## PROBLEM TO SOLVE
From the first line of the entries below through the line bearing "Chart.register(...registerables);", write out each line exactly. Omit pictures.

## LISTED ENTRIES
● ● ● ● ● ● ●

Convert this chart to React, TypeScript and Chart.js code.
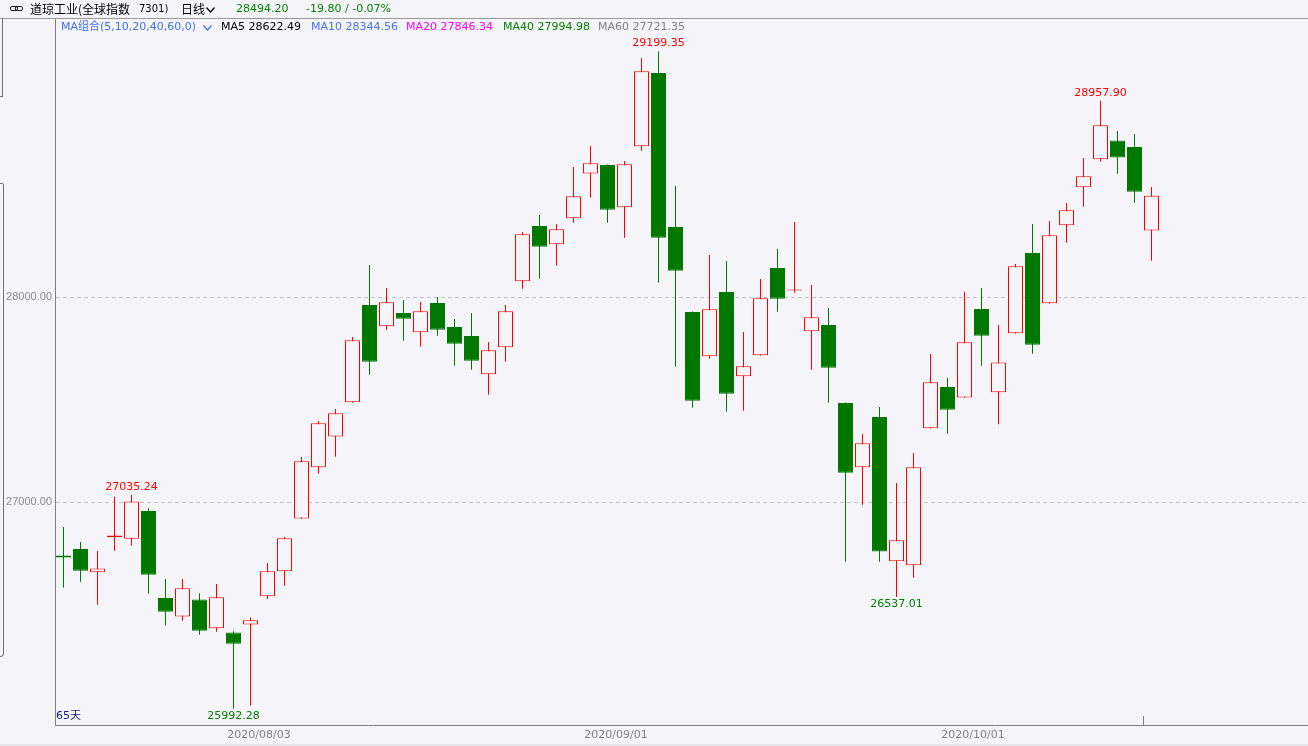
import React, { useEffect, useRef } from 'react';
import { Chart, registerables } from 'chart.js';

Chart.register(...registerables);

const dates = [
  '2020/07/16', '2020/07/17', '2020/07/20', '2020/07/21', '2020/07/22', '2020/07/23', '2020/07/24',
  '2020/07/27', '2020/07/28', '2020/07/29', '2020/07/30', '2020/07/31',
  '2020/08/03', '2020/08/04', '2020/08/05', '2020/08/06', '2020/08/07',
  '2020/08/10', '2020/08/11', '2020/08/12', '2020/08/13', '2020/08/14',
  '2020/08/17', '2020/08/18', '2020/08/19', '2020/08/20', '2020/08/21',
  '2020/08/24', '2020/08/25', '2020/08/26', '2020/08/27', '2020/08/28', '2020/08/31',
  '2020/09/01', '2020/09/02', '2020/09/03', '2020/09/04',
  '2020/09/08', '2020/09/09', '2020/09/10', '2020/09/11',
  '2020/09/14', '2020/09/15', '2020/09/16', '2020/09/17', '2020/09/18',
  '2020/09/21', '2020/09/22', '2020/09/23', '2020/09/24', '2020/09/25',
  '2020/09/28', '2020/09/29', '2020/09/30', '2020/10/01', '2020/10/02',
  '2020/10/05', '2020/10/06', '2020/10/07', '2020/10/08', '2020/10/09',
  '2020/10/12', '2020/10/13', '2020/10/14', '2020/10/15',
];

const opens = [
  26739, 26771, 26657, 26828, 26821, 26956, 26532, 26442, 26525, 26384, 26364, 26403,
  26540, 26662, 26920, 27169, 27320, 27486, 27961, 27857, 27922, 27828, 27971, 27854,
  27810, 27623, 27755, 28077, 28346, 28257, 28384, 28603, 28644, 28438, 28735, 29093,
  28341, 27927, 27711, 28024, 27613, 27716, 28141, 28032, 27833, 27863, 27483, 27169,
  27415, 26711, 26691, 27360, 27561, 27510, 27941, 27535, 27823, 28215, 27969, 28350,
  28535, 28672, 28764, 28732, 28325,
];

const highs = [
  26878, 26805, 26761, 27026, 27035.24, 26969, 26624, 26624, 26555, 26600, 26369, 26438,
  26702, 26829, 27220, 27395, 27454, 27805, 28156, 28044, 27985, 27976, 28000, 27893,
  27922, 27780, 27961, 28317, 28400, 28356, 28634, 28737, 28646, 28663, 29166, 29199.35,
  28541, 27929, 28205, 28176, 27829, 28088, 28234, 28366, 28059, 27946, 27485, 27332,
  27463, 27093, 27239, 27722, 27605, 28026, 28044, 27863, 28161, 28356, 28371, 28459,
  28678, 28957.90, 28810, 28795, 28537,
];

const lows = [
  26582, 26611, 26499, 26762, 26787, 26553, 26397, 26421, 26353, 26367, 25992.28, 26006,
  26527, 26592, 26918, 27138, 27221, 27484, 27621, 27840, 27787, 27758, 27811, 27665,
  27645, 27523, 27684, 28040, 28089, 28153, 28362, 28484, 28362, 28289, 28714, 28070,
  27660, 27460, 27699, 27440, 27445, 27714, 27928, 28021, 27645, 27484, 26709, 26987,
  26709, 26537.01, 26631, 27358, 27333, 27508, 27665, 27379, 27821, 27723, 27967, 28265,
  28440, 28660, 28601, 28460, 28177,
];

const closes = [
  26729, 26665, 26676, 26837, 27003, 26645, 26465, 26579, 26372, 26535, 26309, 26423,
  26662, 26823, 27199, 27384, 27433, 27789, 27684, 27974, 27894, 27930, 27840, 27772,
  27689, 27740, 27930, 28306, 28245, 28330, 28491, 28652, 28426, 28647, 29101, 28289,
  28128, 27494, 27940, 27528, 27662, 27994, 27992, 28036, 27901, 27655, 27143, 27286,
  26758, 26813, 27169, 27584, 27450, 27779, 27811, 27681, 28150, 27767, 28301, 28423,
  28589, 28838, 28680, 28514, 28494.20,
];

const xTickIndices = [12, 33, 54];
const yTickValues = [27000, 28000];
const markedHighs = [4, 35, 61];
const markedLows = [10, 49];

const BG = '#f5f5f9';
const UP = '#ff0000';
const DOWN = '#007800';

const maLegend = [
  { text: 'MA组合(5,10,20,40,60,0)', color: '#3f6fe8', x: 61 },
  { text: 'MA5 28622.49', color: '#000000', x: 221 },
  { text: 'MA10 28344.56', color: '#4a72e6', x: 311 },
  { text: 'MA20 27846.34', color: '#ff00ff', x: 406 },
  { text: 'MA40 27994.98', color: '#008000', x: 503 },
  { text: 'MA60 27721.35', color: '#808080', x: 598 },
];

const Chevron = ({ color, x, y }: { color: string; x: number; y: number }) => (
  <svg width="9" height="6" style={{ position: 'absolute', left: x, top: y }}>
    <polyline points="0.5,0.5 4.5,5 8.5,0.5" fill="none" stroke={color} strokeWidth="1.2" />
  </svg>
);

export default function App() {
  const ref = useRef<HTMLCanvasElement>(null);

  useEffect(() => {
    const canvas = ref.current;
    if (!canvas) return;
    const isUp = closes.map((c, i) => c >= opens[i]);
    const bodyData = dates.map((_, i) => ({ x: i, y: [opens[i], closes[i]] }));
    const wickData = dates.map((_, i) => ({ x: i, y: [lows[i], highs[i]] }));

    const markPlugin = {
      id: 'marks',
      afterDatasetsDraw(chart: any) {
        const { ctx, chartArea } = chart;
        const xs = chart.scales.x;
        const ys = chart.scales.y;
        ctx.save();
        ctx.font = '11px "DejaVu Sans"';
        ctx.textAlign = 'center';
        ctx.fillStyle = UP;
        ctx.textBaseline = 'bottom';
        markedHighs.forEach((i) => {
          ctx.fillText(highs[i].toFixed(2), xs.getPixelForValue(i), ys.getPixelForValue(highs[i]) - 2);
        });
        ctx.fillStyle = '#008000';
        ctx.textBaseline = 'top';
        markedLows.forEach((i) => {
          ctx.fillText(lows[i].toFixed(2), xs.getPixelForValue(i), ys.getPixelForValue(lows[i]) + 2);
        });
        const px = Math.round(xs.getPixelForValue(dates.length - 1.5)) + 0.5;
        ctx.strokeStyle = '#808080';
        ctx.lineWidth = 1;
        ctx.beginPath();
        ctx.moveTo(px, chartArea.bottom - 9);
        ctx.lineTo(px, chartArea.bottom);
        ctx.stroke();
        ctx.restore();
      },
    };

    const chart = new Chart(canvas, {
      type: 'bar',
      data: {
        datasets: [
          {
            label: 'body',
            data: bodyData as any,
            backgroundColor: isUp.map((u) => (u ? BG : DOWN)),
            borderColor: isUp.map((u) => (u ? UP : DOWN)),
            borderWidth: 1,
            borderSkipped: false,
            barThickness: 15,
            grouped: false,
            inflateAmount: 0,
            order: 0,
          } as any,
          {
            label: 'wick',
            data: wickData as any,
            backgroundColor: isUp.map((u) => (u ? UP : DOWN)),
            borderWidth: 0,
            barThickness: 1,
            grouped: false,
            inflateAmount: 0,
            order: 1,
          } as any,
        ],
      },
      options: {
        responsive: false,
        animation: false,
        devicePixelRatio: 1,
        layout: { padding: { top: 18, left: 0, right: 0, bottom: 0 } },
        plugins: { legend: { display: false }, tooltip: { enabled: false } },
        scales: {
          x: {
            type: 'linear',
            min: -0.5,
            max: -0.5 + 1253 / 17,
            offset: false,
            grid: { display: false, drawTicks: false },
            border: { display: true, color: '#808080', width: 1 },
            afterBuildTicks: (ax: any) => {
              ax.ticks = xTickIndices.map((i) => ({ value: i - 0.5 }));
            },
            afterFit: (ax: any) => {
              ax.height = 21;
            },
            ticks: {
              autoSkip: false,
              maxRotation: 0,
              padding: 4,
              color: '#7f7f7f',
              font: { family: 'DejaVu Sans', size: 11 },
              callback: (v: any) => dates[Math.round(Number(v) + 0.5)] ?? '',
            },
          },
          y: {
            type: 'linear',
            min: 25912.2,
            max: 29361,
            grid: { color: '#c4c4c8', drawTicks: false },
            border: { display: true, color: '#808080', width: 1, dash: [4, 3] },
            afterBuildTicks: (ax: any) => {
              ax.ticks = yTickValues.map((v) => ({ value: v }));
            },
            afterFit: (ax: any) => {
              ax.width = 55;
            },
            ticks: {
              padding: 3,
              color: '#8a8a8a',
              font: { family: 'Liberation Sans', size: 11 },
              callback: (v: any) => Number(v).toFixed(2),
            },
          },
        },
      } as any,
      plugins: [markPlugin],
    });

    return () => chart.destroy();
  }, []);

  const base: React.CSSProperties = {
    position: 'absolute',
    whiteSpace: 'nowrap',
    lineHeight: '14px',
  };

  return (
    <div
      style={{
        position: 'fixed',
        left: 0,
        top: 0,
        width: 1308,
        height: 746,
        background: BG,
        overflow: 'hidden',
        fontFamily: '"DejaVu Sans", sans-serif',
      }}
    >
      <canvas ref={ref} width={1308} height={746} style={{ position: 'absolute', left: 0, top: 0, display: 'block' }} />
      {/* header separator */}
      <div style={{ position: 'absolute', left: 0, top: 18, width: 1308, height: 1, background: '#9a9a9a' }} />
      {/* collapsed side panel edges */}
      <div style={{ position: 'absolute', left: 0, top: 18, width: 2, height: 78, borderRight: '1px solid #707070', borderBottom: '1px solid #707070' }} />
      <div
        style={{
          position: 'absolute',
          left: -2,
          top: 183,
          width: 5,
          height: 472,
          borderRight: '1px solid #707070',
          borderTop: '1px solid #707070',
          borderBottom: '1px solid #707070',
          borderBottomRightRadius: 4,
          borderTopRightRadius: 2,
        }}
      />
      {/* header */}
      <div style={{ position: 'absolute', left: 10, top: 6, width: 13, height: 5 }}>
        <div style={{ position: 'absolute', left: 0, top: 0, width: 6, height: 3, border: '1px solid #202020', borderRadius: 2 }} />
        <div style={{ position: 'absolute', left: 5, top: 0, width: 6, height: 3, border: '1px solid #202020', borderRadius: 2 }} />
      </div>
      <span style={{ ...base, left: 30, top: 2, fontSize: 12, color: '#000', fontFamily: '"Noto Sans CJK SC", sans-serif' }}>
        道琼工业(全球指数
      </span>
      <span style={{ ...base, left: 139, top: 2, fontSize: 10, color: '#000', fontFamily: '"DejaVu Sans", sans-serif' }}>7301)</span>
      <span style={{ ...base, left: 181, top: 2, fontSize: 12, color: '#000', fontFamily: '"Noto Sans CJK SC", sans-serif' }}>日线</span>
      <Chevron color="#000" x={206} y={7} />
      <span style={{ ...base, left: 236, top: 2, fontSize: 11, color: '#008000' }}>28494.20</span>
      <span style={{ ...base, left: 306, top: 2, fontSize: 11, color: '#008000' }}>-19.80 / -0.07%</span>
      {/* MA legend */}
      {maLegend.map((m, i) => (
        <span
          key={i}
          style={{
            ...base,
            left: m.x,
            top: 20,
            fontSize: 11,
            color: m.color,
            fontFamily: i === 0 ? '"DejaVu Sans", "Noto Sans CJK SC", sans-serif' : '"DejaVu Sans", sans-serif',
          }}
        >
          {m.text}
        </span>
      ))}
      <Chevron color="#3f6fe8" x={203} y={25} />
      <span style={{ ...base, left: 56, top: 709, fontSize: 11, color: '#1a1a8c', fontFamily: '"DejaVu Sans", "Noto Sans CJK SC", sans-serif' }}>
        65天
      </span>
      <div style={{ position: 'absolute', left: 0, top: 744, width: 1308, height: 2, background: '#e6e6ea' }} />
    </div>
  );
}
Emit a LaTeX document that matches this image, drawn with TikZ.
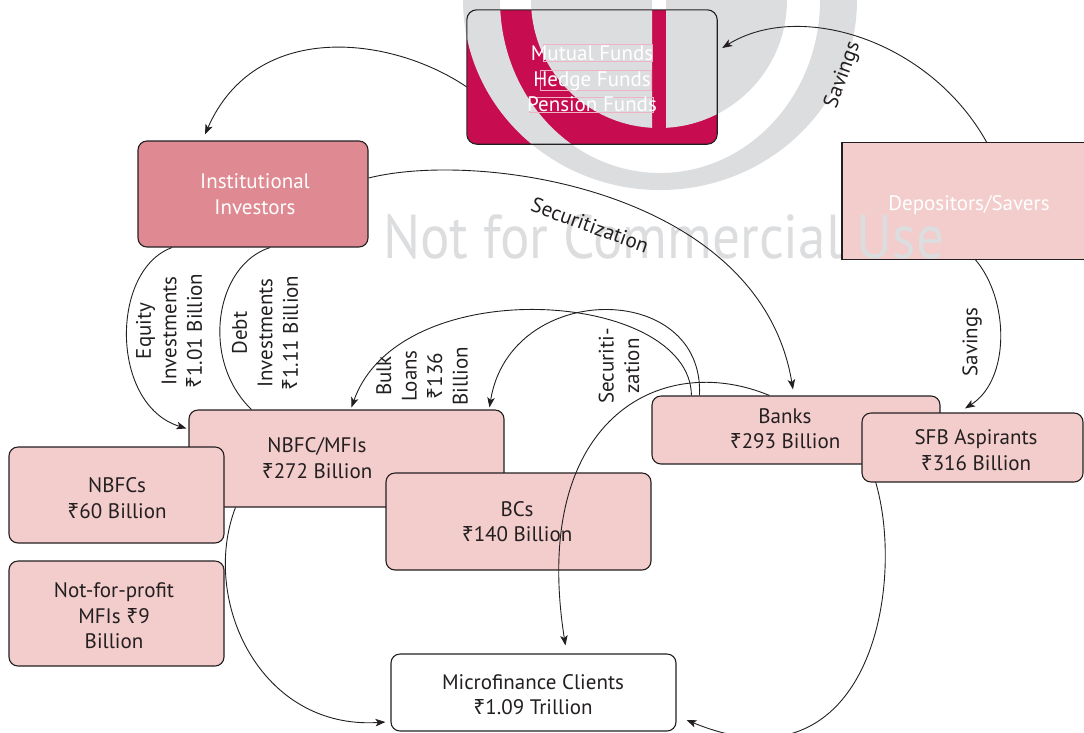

● ● ● ● ● ● ●

## RESULT BELOW
Convert this chart to React, TypeScript and Chart.js code.
import React, { useEffect, useRef } from 'react';
import { Chart, registerables } from 'chart.js';

Chart.register(...registerables);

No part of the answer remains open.